You should nominate for the ‘Design’ Workshop

On Saturday 6th Feb 2010 there was an ad in the Herald entitled ‘Laman Street – Civic Precinct Design Workshop’

It said: ‘Council is developing a vision for the future of the Laman Street – Civic Precinct [bounded by Hunter, Darby, Queen and Auckland Streets] and we encourage you to get involved.

‘Interested community members are invited to attend a two day intensive design workshop with independent experts on Friday 19 March and Saturday 20 March 2010. Nominations close 22 February 2010.

‘Please call Council on 4974 2854 or email to mail@ncc.nsw.gov.au for a nomination pack.

‘If you can’t be part of the workshop, you can still send us your vision for the precinct. Go online at www.newcastle.nsw.gov.au or pick up  a leaflet from all branch libraries  and Council’s City Administration  Centre (King St, Newcastle).

‘For more information on the Laman Street – Civic Precinct consultation process go to Council’s website at: www.newcastle.nsw.gov.au ‘

I’ve rung up for my nomination pack and had a look at the ‘vision thing’:

 ‘ a notable sound bite from George H.W. Bush during his presidency. It was purportedly the former President’s response to the suggestion that he turn his attention away from short-term campaign objectives and focus on the larger picture to  which he quipped, “oh, the vision thing.” (Wikipedia. And I do tire of people saying Wikipedia can’t be trusted; all power to anyone who wants to spend the time to research something and post it on the internet. Most of us are just sitting at home criticising. If you read a mistake on Wikipedia  go ahead and correct it.)

I was discussing ‘expert’ reports with someone and telling them that I had googled a certain expert’s history; their response was ‘You can’t trust everything you read on google.’ I have to say my experience with online research has been a lot more enlightening than my dealings with information fed to the public in reports to council and on council’s website, as I’ve said before.

But I have distracted myself again. It’s incredibly easy to log on to council’s website and tell them your vision thing  may be ‘Leave the street alone apart from     

  • look after the trees: they could potentially live for another 100 years.
  • get over yourselves about the ‘risk’ these trees pose. The community sensibly look at these trees and simply do not believe they’re about to fall on them. All this kind of ridiculous prediction does is make people cynical about council, politicians and public servants in general.
  • seek another sensible tree risk assessment. The chance of a person being killed by a fig is so small as to be incalculable. The ones that have fallen have been in bad weather when there is no one about.
  • there are bucket loads of ways to assess tree risk. QTRA should be ridiculed for the ridiculous calulations they come up with. Try another one. Hastings Street in Wauchope is a good example of a street that would have lost its figs if decisions had been based on saving bitumen and one or even 2 risk assessments: the third one saved the street.
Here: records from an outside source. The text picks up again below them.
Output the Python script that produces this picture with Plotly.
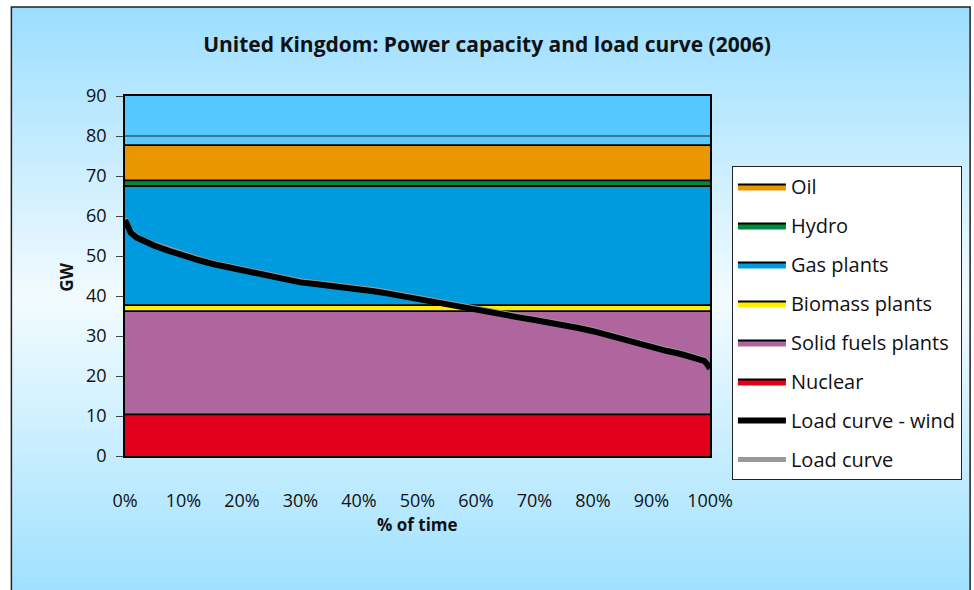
import plotly.graph_objects as go

# Installed capacity by technology (GW), stacked bottom to top
technologies = ["Nuclear", "Solid fuels plants", "Biomass plants", "Gas plants", "Hydro", "Oil"]
capacity_gw = [10.4, 25.8, 1.5, 29.8, 1.4, 8.8]
tech_colors = ["#E2001A", "#AF659D", "#FFEE00", "#009ADE", "#00893B", "#EA9600"]
legend_rank = [6, 5, 4, 3, 2, 1]

# Load duration curve (share of time, GW)
time_share = [0.0, 0.005, 0.01, 0.02, 0.03, 0.05, 0.075, 0.10, 0.125, 0.15, 0.175,
              0.20, 0.225, 0.25, 0.275, 0.30, 0.325, 0.35, 0.375, 0.40, 0.425,
              0.45, 0.475, 0.50, 0.525, 0.55, 0.575, 0.60, 0.625, 0.65, 0.675,
              0.70, 0.725, 0.75, 0.775, 0.80, 0.825, 0.85, 0.875, 0.90, 0.925,
              0.95, 0.975, 0.99, 0.995, 1.0]
load_minus_wind = [59.0, 57.0, 55.8, 54.6, 53.8, 52.6, 51.3, 50.0, 49.0, 48.0, 47.2,
                   46.3, 45.5, 44.7, 44.0, 43.4, 43.0, 42.6, 42.2, 41.7, 41.2,
                   40.6, 39.9, 39.2, 38.5, 37.8, 37.2, 36.5, 35.8, 35.2, 34.6,
                   34.0, 33.4, 32.8, 32.0, 31.2, 30.2, 29.0, 28.0, 27.2, 26.3,
                   25.5, 24.6, 23.8, 23.0, 21.8]
load_total = [59.4, 57.4, 56.2, 55.0, 54.2, 53.0, 51.7, 50.4, 49.4, 48.4, 47.6,
              46.7, 45.9, 45.1, 44.4, 43.8, 43.4, 43.0, 42.6, 42.1, 41.6,
              41.0, 40.3, 39.6, 38.9, 38.2, 37.6, 36.9, 36.2, 35.6, 35.0,
              34.4, 33.8, 33.2, 32.4, 31.6, 30.6, 29.4, 28.4, 27.6, 26.7,
              25.9, 25.0, 24.2, 23.4, 22.2]

x_ticks = [0.0, 0.1, 0.2, 0.3, 0.4, 0.5, 0.6, 0.7, 0.8, 0.9, 1.0]
x_ticktext = ["0%", "10%", "20%", "30%", "40%", "50%", "60%", "70%", "80%", "90%", "100%"]
y_ticks = [0, 10, 20, 30, 40, 50, 60, 70, 80, 90]
ref_line_gw = 80

W, H = 974, 590
L, R, T, B = 125, 262, 96, 134
PW, PH = W - L - R, H - T - B

FONT = "Open Sans"


def px_x(p):
    return (p - L) / PW


def px_y(p):
    return (H - B - p) / PH


def mix(c1, c2, t):
    return "rgb(%d,%d,%d)" % tuple(round(a + (b - a) * t) for a, b in zip(c1, c2))


fig = go.Figure()

for name, gw, col, rk in zip(technologies, capacity_gw, tech_colors, legend_rank):
    fig.add_trace(go.Scatter(
        x=[0.0, 1.0], y=[gw, gw], name=name, mode="lines",
        stackgroup="capacity", fillcolor=col,
        line=dict(color="#000000", width=1.8),
        legendrank=rk, legendgroup=name, hoverinfo="skip",
    ))

fig.add_trace(go.Scatter(
    x=time_share, y=load_total, name="Load curve", mode="lines",
    line=dict(color="#999999", width=5), legendrank=8, legendgroup="load",
))
fig.add_trace(go.Scatter(
    x=time_share, y=load_minus_wind, name="Load curve - wind", mode="lines",
    line=dict(color="#000000", width=6), legendrank=7, legendgroup="wind",
))

shapes = []
# chart background: vertical blue-white-blue gradient inside the frame
top_c, mid_c, bot_c = (156, 222, 255), (242, 251, 255), (160, 225, 255)
y_start, y_mid, y_end, step = 7, 300, 600, 4
p = y_start
while p < y_end:
    q = min(p + step, y_end)
    c = (p + q) / 2
    if c < y_mid:
        col = mix(top_c, mid_c, (c - y_start) / (y_mid - y_start))
    else:
        col = mix(mid_c, bot_c, (c - y_mid) / (590 - y_mid))
    shapes.append(dict(type="rect", xref="paper", yref="paper", layer="below",
                       x0=px_x(11), x1=px_x(973), y0=px_y(q), y1=px_y(p) + 0.0005,
                       fillcolor=col, line=dict(width=0)))
    p = q

# plot-area fill (visible above the stacked capacity)
pa_top, pa_bot = (85, 200, 255), (112, 212, 255)
n = 12
for i in range(n):
    shapes.append(dict(type="rect", xref="x domain", yref="y domain", layer="below",
                       x0=0, x1=1, y0=1 - (i + 1) / n - 0.002, y1=1 - i / n,
                       fillcolor=mix(pa_top, pa_bot, i / (n - 1)), line=dict(width=0)))

# outer frame
shapes.append(dict(type="rect", xref="paper", yref="paper", layer="above",
                   x0=px_x(11), x1=px_x(973), y0=px_y(600), y1=px_y(7),
                   fillcolor="rgba(0,0,0,0)", line=dict(color="#222222", width=1.5)))
# reference line at 80 GW
shapes.append(dict(type="line", xref="x domain", yref="y", layer="above",
                   x0=0, x1=1, y0=ref_line_gw, y1=ref_line_gw,
                   line=dict(color="#222222", width=1)))

annotations = [
    dict(text="<b>GW</b>", xref="paper", yref="paper", x=px_x(52), y=px_y(277),
         textangle=-90, showarrow=False, font=dict(family=FONT, size=17, color="#111111")),
    dict(text="<b>% of time</b>", xref="paper", yref="paper", x=0.5, y=px_y(538),
         showarrow=False, font=dict(family=FONT, size=17, color="#111111")),
]

fig.update_layout(
    width=W, height=H,
    margin=dict(l=L, r=R, t=T, b=B),
    paper_bgcolor="#FFFFFF",
    plot_bgcolor="#66CCFF",
    title=dict(text="<b>United Kingdom: Power capacity and load curve (2006)</b>",
               x=0.5, xref="container", xanchor="center",
               y=1 - 45 / H, yref="container", yanchor="middle",
               font=dict(family=FONT, size=21, color="#111111")),
    font=dict(family=FONT, size=18, color="#111111"),
    shapes=shapes,
    annotations=annotations,
    showlegend=True,
    legend=dict(
        x=px_x(734), y=px_y(166), xanchor="left", yanchor="top",
        bgcolor="#FFFFFF", bordercolor="#222222", borderwidth=1,
        traceorder="grouped", tracegroupgap=10,
        font=dict(family=FONT, size=20, color="#111111"),
        itemwidth=48,
    ),
    xaxis=dict(
        range=[0, 1], tickvals=x_ticks, ticktext=x_ticktext,
        showgrid=False, zeroline=False, ticks="",
        showline=True, linecolor="#000000", linewidth=1.5, mirror=True,
        ticklabelstandoff=28,
        tickfont=dict(family=FONT, size=18, color="#111111"),
    ),
    yaxis=dict(
        range=[0, 90], tickvals=y_ticks,
        showgrid=False, zeroline=False, ticks="outside", ticklen=7,
        tickcolor="#444444",
        showline=True, linecolor="#000000", linewidth=1.5, mirror=True,
        ticklabelstandoff=6,
        tickfont=dict(family=FONT, size=18, color="#111111"),
    ),
    hovermode=False,
)

fig.write_html("out.html")
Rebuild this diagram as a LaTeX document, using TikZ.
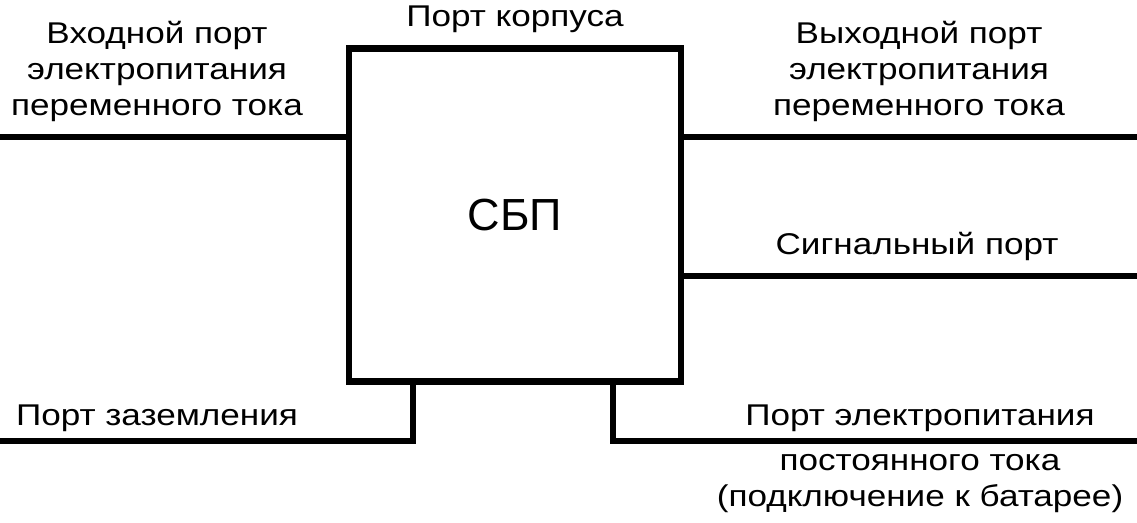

the figs that remain in Laman Street withstood the earthquake and the Pasha Bulker storm

  • the major risk to the longevity of a fig tree is a council officer or elected councillor who has a vision thing for redevelopment or a view
  • if you seriously want to carry on with this nonsense that people  should not spend any time near the trees then get rid of (what I presume is )staff parking at the side of the Art Gallery and allow visitor parking there
  • make welcoming entries at the rear of the gallery and library if you do want to keep cars out of the street
  • if it’s a pedestrian-only street then get rid of the bitumen and replace it with grass or gravel or eucalyptus mulch and native grass
  • put a nice (please no Ausplay) children’s play area in Civic Park
  • I can suggest some lovely Victorian towns (Bendigo, Ballarat, Albert Park in Melbourne) where council officers could go on a junket study tour to find some ideas for playgrounds: they don’t all have to be plastic and same-ish. The playground in Albert Park was done in partnership with industry.
  • fruit bats that live in these trees are ‘vulnerable’. We want to be a sustainable city and our council has a green outlook and puts emphasis on social justice and biodiversity. These trees are an important habitat for urban birds and wildlife.A pleasant surrounding is important in ensuring that residents lead happy lives.

And so on. Remember: the risk thing is a complete red herring.

Hands off the figs and we don’t trust your experts.